Stored data entries
********
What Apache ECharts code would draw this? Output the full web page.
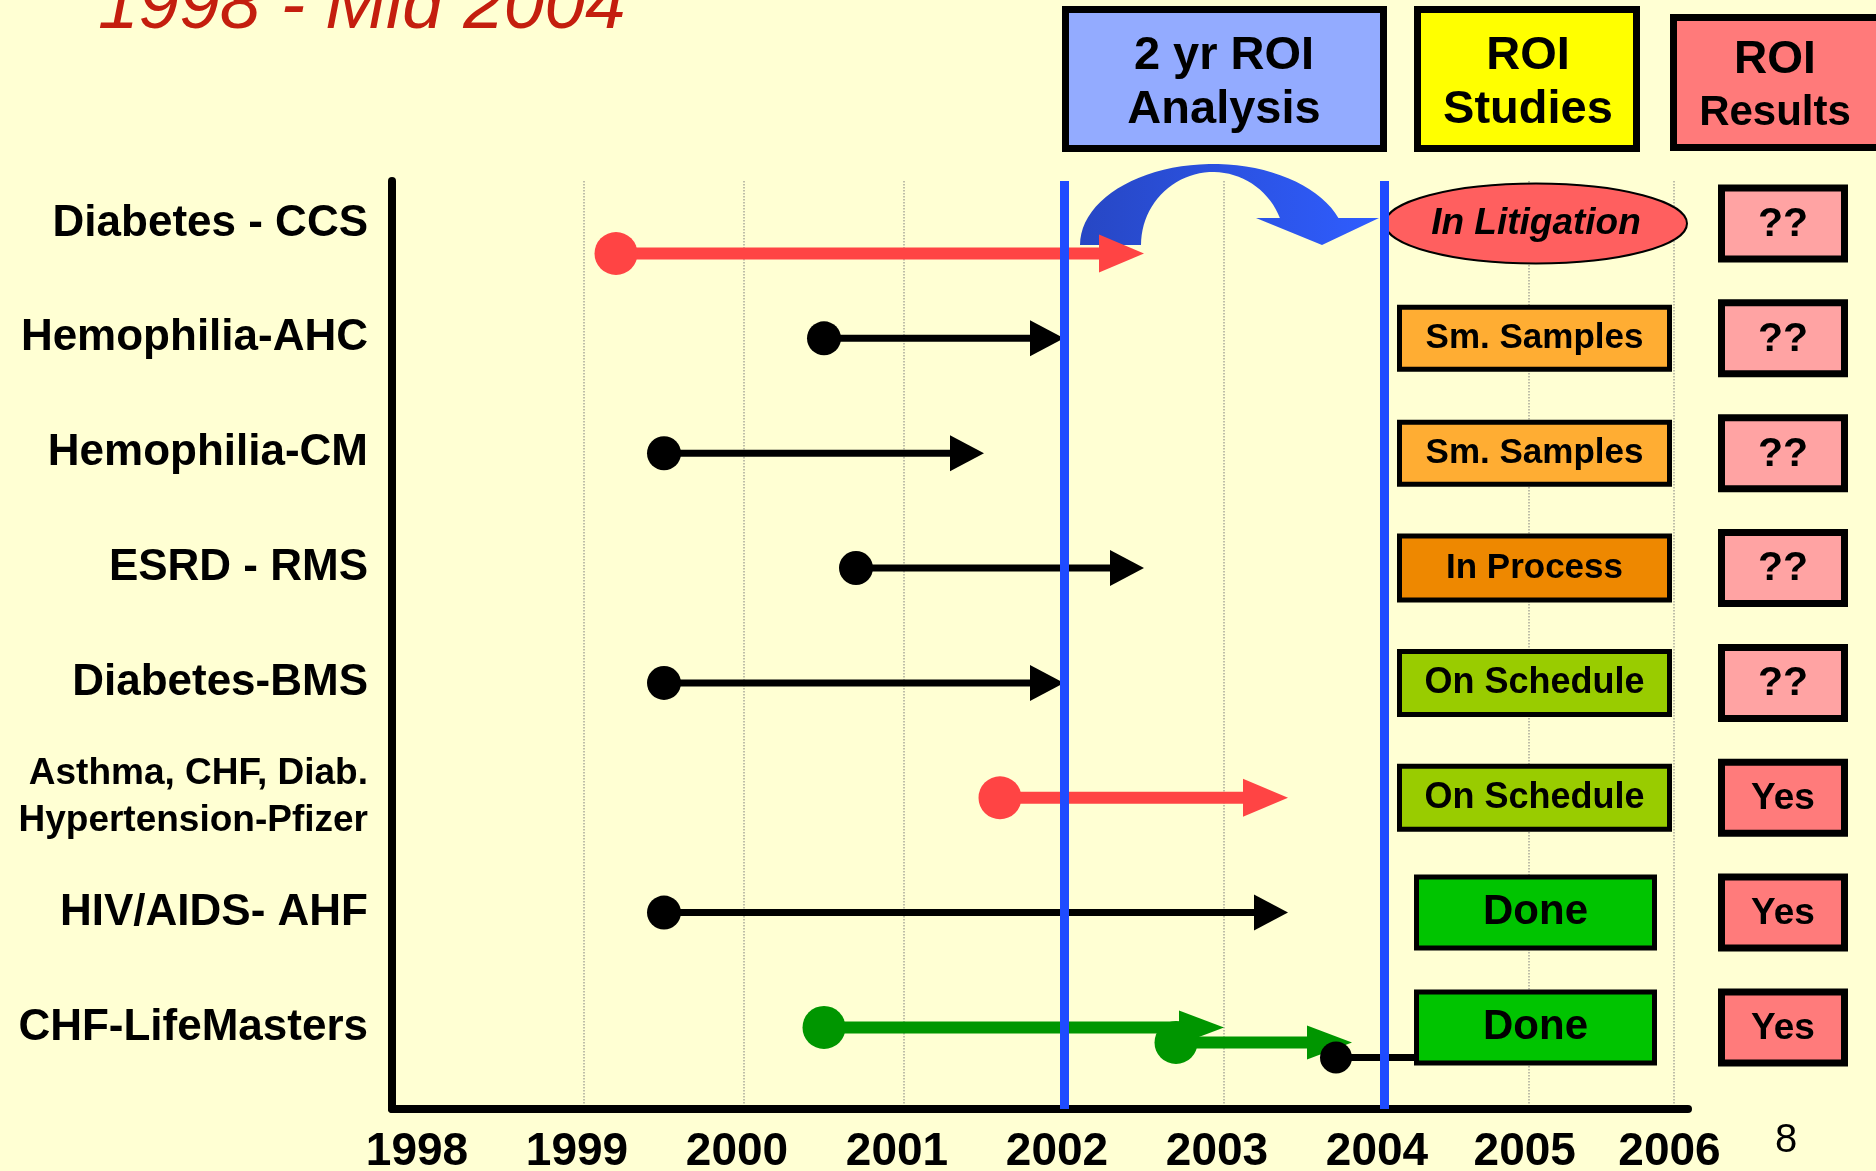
<!DOCTYPE html>
<html>
<head>
<meta charset="utf-8">
<title>ROI studies 1998 - Mid 2004</title>
<script src="https://cdn.jsdelivr.net/npm/echarts@6/dist/echarts.min.js"></script>
<style>
  html, body { margin: 0; padding: 0; background: #FFFFD3; }
  #chart { width: 1876px; height: 1171px; }
</style>
</head>
<body>
<div id="chart"></div>
<script>
// programs, top to bottom
var programs = [
  'Diabetes - CCS',
  'Hemophilia-AHC',
  'Hemophilia-CM',
  'ESRD - RMS',
  'Diabetes-BMS',
  'Asthma, CHF, Diab.\nHypertension-Pfizer',
  'HIV/AIDS- AHF',
  'CHF-LifeMasters'
]
var yearLabels = [1998, 1999, 2000, 2001, 2002, 2003, 2004, 2005, 2006]
var gridYears = [1999, 2000, 2001, 2002, 2003, 2004, 2005, 2006]
var analysisWindow = [2002, 2004]

// one entry per arrow (start = dot, end = arrow tip)
var segRow = [0, 1, 2, 3, 4, 5, 6, 7, 7, 7]
var segStart = [1999.2, 2000.5, 1999.5, 2000.7, 1999.5, 2001.6, 1999.5, 2000.5, 2002.7, 2003.7]
var segEnd = [2002.5, 2002.0, 2001.5, 2002.5, 2002.0, 2003.4, 2003.4, 2003.0, 2003.8, 2004.2]
var segLane = [2, 0, 0, 0, 0, 0, 0, 0, 1, 2]
var segKind = ['red', 'black', 'black', 'black', 'black', 'red', 'black', 'green', 'green', 'stub']

var studyStatus = ['In Litigation', 'Sm. Samples', 'Sm. Samples', 'In Process', 'On Schedule', 'On Schedule', 'Done', 'Done']
var roiResult = ['??', '??', '??', '??', '??', 'Yes', 'Yes', 'Yes']

var FONT = "'Liberation Sans', Arial, Helvetica, sans-serif"
var LANE_GAP = 15

var kindStyle = {
  red: { color: '#FF4444', width: 12, r: 21.5, head: 45, half: 19 },
  black: { color: '#000000', width: 7, r: 17, head: 34, half: 18 },
  green: { color: '#009600', width: 12, r: 21.5, head: 45, half: 17 },
  stub: { color: '#000000', width: 7, r: 16, head: 0, half: 0 }
}

var statusStyle = {
  'In Litigation': { fill: '#FF5F5F', oval: true, font: 'italic bold 37px ' + FONT },
  'Sm. Samples': { fill: '#FFAD33', h: 67, x0: 13, x1: 288, font: 'bold 35px ' + FONT },
  'In Process': { fill: '#EE8800', h: 69, x0: 13, x1: 288, font: 'bold 35px ' + FONT },
  'On Schedule': { fill: '#99CC00', h: 68, x0: 13, x1: 288, font: 'bold 36px ' + FONT },
  'Done': { fill: '#00C400', h: 76, x0: 30, x1: 273, font: 'bold 42px ' + FONT }
}
var resultFill = { '??': '#FFA3A3', 'Yes': '#FF7B7B' }

function renderArrow(params, api) {
  var k = kindStyle[segKind[params.dataIndex]]
  var p0 = api.coord([api.value(1), api.value(0)])
  var p1 = api.coord([api.value(2), api.value(0)])
  var y = p0[1] + api.value(3) * LANE_GAP
  var children = [{
    type: 'line',
    shape: { x1: p0[0], y1: y, x2: p1[0] - k.head + 1, y2: y },
    style: { stroke: k.color, lineWidth: k.width }
  }]
  if (k.head) {
    children.push({
      type: 'polygon',
      shape: { points: [[p1[0], y], [p1[0] - k.head, y - k.half], [p1[0] - k.head, y + k.half]] },
      style: { fill: k.color }
    })
  }
  children.push({ type: 'circle', shape: { cx: p0[0], cy: y, r: k.r }, style: { fill: k.color } })
  return { type: 'group', children: children }
}

function renderStatus(params, api) {
  var i = params.dataIndex
  var left = params.coordSys.x
  var y = api.coord([2005, api.value(0)])[1]
  var s = statusStyle[studyStatus[i]]
  var children = []
  var cx
  if (s.oval) {
    cx = left + 152
    children.push({
      type: 'ellipse',
      shape: { cx: cx, cy: y, rx: 151, ry: 40 },
      style: { fill: s.fill, stroke: '#000', lineWidth: 2 }
    })
  } else {
    cx = left + (s.x0 + s.x1) / 2
    children.push({
      type: 'rect',
      shape: { x: left + s.x0 + 2.5, y: y - s.h / 2 + 2.5, width: s.x1 - s.x0 - 5, height: s.h - 5 },
      style: { fill: s.fill, stroke: '#000', lineWidth: 5 }
    })
  }
  children.push({
    type: 'text',
    style: { text: studyStatus[i], x: cx, y: y, align: 'center', verticalAlign: 'middle', font: s.font, fill: '#000' }
  })
  // result box
  var r = roiResult[i]
  children.push({
    type: 'rect',
    shape: { x: left + 334 + 3.5, y: y - 39 + 3.5, width: 130 - 7, height: 78 - 7 },
    style: { fill: resultFill[r], stroke: '#000', lineWidth: 7 }
  })
  children.push({
    type: 'text',
    style: { text: r, x: left + 399, y: y + 1, align: 'center', verticalAlign: 'middle', font: 'bold ' + (r === 'Yes' ? 37 : 41) + 'px ' + FONT, fill: '#000' }
  })
  return { type: 'group', children: children }
}

function arcPoints() {
  var cx = 1213
  var cy = 245
  var ro = [133, 81]
  var ri = [72, 73]
  var tOut = Math.asin(27 / ro[1])
  var tIn = Math.asin(27 / ri[1])
  var pts = []
  var k, t
  for (k = 0; k <= 40; k++) {
    t = Math.PI - (Math.PI - tOut) * k / 40
    pts.push([cx + ro[0] * Math.cos(t), cy - ro[1] * Math.sin(t)])
  }
  pts.push([1379, 218], [1322, 245], [1256, 218])
  for (k = 40; k >= 0; k--) {
    t = Math.PI - (Math.PI - tIn) * k / 40
    pts.push([cx + ri[0] * Math.cos(t), cy - ri[1] * Math.sin(t)])
  }
  return pts
}

var chart = echarts.init(document.getElementById('chart'))

var yAxisBase = {
  type: 'value',
  inverse: true,
  min: -0.37,
  max: 7.71,
  splitLine: { show: false },
  axisTick: { show: false }
}

var yearLabel = {
  formatter: function (v) { return String(v) },
  color: '#000',
  fontFamily: FONT,
  fontWeight: 'bold',
  fontSize: 46,
  margin: 20,
  padding: [0, 14, 0, 0]
}

var option = {
  backgroundColor: '#FFFFD3',
  animation: false,
  grid: [
    { left: 392, right: 492, top: 181, bottom: 62, outerBoundsMode: 'none' },
    { left: 1384, right: 188, top: 181, bottom: 62, outerBoundsMode: 'none' }
  ],
  xAxis: [
    {
      type: 'value',
      gridIndex: 0,
      min: 1997.8,
      max: 2004,
      axisLine: { show: true, onZero: false, lineStyle: { color: '#000', width: 8 } },
      axisTick: { show: false, customValues: gridYears.filter(function (v) { return v <= 2004 }) },
      axisLabel: Object.assign({ customValues: yearLabels.filter(function (v) { return v <= 2004 }) }, yearLabel),
      splitLine: { show: true, lineStyle: { color: '#A9A99A', width: 1.5, type: 'dotted' } }
    },
    {
      type: 'value',
      gridIndex: 1,
      min: 2004,
      max: 2006.1,
      axisLine: { show: true, onZero: false, lineStyle: { color: '#000', width: 8 } },
      axisTick: { show: false, customValues: gridYears.filter(function (v) { return v > 2004 }) },
      axisLabel: Object.assign({ customValues: yearLabels.filter(function (v) { return v > 2004 }) }, yearLabel, { padding: [0, 8, 0, 0] }),
      splitLine: { show: true, lineStyle: { color: '#A9A99A', width: 1.5, type: 'dotted' } }
    }
  ],
  yAxis: [
    Object.assign({}, yAxisBase, {
      gridIndex: 0,
      axisLine: { show: true, onZero: false, lineStyle: { color: '#000', width: 8 } },
      axisLabel: {
        customValues: programs.map(function (p, i) { return i }),
        formatter: function (v) {
          var name = programs[v]
          if (name.indexOf('\n') >= 0) {
            return name.split('\n').map(function (s) { return '{s|' + s + '}' }).join('\n')
          }
          return name
        },
        color: '#000',
        fontFamily: FONT,
        fontWeight: 'bold',
        fontSize: 44,
        margin: 24,
        rich: {
          s: { fontFamily: FONT, fontWeight: 'bold', fontSize: 37, lineHeight: 47, color: '#000', align: 'right' }
        }
      }
    }),
    Object.assign({}, yAxisBase, { gridIndex: 1, show: false })
  ],
  series: [
    {
      name: 'programs',
      type: 'custom',
      xAxisIndex: 0,
      yAxisIndex: 0,
      clip: false,
      z: 2,
      renderItem: renderArrow,
      encode: { x: [1, 2], y: 0 },
      data: segRow.map(function (r, i) { return [r, segStart[i], segEnd[i], segLane[i]] }),
      markLine: {
        silent: true,
        symbol: 'none',
        label: { show: false },
        lineStyle: { color: '#1F4BFF', width: 9, type: 'solid' },
        data: analysisWindow.map(function (v) { return { xAxis: v } })
      }
    },
    {
      name: 'status',
      type: 'custom',
      xAxisIndex: 1,
      yAxisIndex: 1,
      clip: false,
      z: 3,
      renderItem: renderStatus,
      dimensions: ['row'],
      encode: { y: 0 },
      data: studyStatus.map(function (s, i) { return [i] })
    }
  ],
  graphic: [
    {
      type: 'text', x: 98, y: 8, z: 20,
      style: { text: '1998 - Mid 2004', font: 'italic 73px ' + FONT, fill: '#C41E0E', verticalAlign: 'middle' }
    },
    {
      type: 'rect', z: 20,
      shape: { x: 1065.5, y: 9.5, width: 318, height: 139 },
      style: { fill: '#93ABFF', stroke: '#000', lineWidth: 7 }
    },
    { type: 'text', x: 1224, y: 56, z: 21, style: { text: '2 yr ROI', font: 'bold 47px ' + FONT, fill: '#000', align: 'center', verticalAlign: 'middle' } },
    { type: 'text', x: 1224, y: 110, z: 21, style: { text: 'Analysis', font: 'bold 47px ' + FONT, fill: '#000', align: 'center', verticalAlign: 'middle' } },
    {
      type: 'rect', z: 20,
      shape: { x: 1417.5, y: 9.5, width: 219, height: 139 },
      style: { fill: '#FFFF00', stroke: '#000', lineWidth: 7 }
    },
    { type: 'text', x: 1528, y: 56, z: 21, style: { text: 'ROI', font: 'bold 47px ' + FONT, fill: '#000', align: 'center', verticalAlign: 'middle' } },
    { type: 'text', x: 1528, y: 110, z: 21, style: { text: 'Studies', font: 'bold 47px ' + FONT, fill: '#000', align: 'center', verticalAlign: 'middle' } },
    {
      type: 'rect', z: 20,
      shape: { x: 1673.5, y: 17.5, width: 230, height: 130 },
      style: { fill: '#FF7A7A', stroke: '#000', lineWidth: 7 }
    },
    { type: 'text', x: 1775, y: 60, z: 21, style: { text: 'ROI', font: 'bold 46px ' + FONT, fill: '#000', align: 'center', verticalAlign: 'middle' } },
    { type: 'text', x: 1775, y: 113, z: 21, style: { text: 'Results', font: 'bold 42px ' + FONT, fill: '#000', align: 'center', verticalAlign: 'middle' } },
    {
      type: 'polygon', z: 1,
      shape: { points: arcPoints() },
      style: {
        fill: new echarts.graphic.LinearGradient(0, 0, 1, 0, [
          { offset: 0, color: '#2747C4' },
          { offset: 1, color: '#2F5DFF' }
        ])
      }
    },
    { type: 'text', x: 1786, y: 1141, z: 20, style: { text: '8', font: '40px ' + FONT, fill: '#000', align: 'center', verticalAlign: 'middle' } }
  ]
}

chart.setOption(option)
</script>
</body>
</html>
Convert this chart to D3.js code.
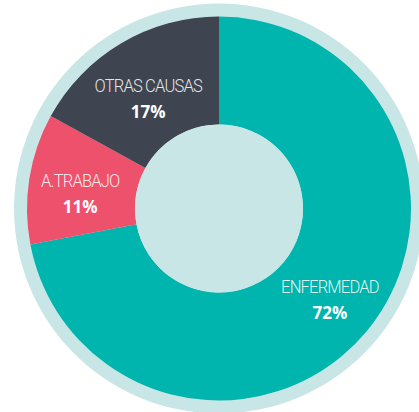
<!DOCTYPE html>
<html><head><meta charset="utf-8">
<script src="https://cdn.jsdelivr.net/npm/d3@7"></script>
<style>html,body{margin:0;padding:0;background:#fff;}svg{display:block;}</style>
</head><body>
<svg id="c" width="419" height="412"></svg>
<script>
const categories = ["ENFERMEDAD", "A.TRABAJO", "OTRAS CAUSAS"];
const values = [72, 11, 17];
const colors = ["#00b5ad", "#ee516c", "#3f4550"];

const W = 419, H = 412, cx = 219, cy = 208.5;
const rRing = 205, rOuter = 192, rInner = 84, rLabel = 142;
const labelNudgeY = [-7, 0, 5];
const svg = d3.select("#c");
const g = svg.append("g").attr("transform", `translate(${cx},${cy})`);

g.append("circle").attr("r", rRing).attr("fill", "#c9e6e6");

const data = categories.map((c, i) => ({cat: c, v: values[i], col: colors[i], i}));
const pie = d3.pie().sort(null).value(d => d.v);
const arc = d3.arc().innerRadius(rInner).outerRadius(rOuter);
const labelArc = d3.arc().innerRadius(rLabel).outerRadius(rLabel);
const arcs = pie(data);

g.selectAll("path.s").data(arcs).join("path").attr("class", "s")
  .attr("d", arc).attr("fill", d => d.data.col);

g.append("circle").attr("r", rInner).attr("fill", "#c9e6e6");

const lab = g.selectAll("g.l").data(arcs).join("g").attr("class", "l")
  .attr("transform", d => { const [x, y] = labelArc.centroid(d); return `translate(${x + 1.5},${y + labelNudgeY[d.data.i]})`; });
lab.append("text").attr("text-anchor", "middle").attr("y", 1)
  .attr("font-family", "Roboto").attr("font-weight", 300).attr("font-size", 18)
  .attr("transform", "scale(0.92,1)").attr("letter-spacing", -0.9)
  .attr("fill", "#fff").attr("fill-opacity", 0.88).text(d => d.data.cat);
lab.append("text").attr("text-anchor", "middle").attr("y", 27)
  .attr("font-family", "Open Sans").attr("font-weight", 700).attr("font-size", 17)
  .attr("fill", "#fff").text(d => d.data.v + "%");
</script>
</body></html>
********
GOAL OF THE EXERCISE:
Repeat, with no pictures, each line from the beginning of the data through the line containing "['??', '??', '??', '??', '??', 'Yes', 'Yes', 'Yes']", inclusive.

WRITTEN SOLUTION:
What Apache ECharts code would draw this? Output the full web page.
<!DOCTYPE html>
<html>
<head>
<meta charset="utf-8">
<title>ROI studies 1998 - Mid 2004</title>
<script src="https://cdn.jsdelivr.net/npm/echarts@6/dist/echarts.min.js"></script>
<style>
  html, body { margin: 0; padding: 0; background: #FFFFD3; }
  #chart { width: 1876px; height: 1171px; }
</style>
</head>
<body>
<div id="chart"></div>
<script>
// programs, top to bottom
var programs = [
  'Diabetes - CCS',
  'Hemophilia-AHC',
  'Hemophilia-CM',
  'ESRD - RMS',
  'Diabetes-BMS',
  'Asthma, CHF, Diab.\nHypertension-Pfizer',
  'HIV/AIDS- AHF',
  'CHF-LifeMasters'
]
var yearLabels = [1998, 1999, 2000, 2001, 2002, 2003, 2004, 2005, 2006]
var gridYears = [1999, 2000, 2001, 2002, 2003, 2004, 2005, 2006]
var analysisWindow = [2002, 2004]

// one entry per arrow (start = dot, end = arrow tip)
var segRow = [0, 1, 2, 3, 4, 5, 6, 7, 7, 7]
var segStart = [1999.2, 2000.5, 1999.5, 2000.7, 1999.5, 2001.6, 1999.5, 2000.5, 2002.7, 2003.7]
var segEnd = [2002.5, 2002.0, 2001.5, 2002.5, 2002.0, 2003.4, 2003.4, 2003.0, 2003.8, 2004.2]
var segLane = [2, 0, 0, 0, 0, 0, 0, 0, 1, 2]
var segKind = ['red', 'black', 'black', 'black', 'black', 'red', 'black', 'green', 'green', 'stub']

var studyStatus = ['In Litigation', 'Sm. Samples', 'Sm. Samples', 'In Process', 'On Schedule', 'On Schedule', 'Done', 'Done']
var roiResult = ['??', '??', '??', '??', '??', 'Yes', 'Yes', 'Yes']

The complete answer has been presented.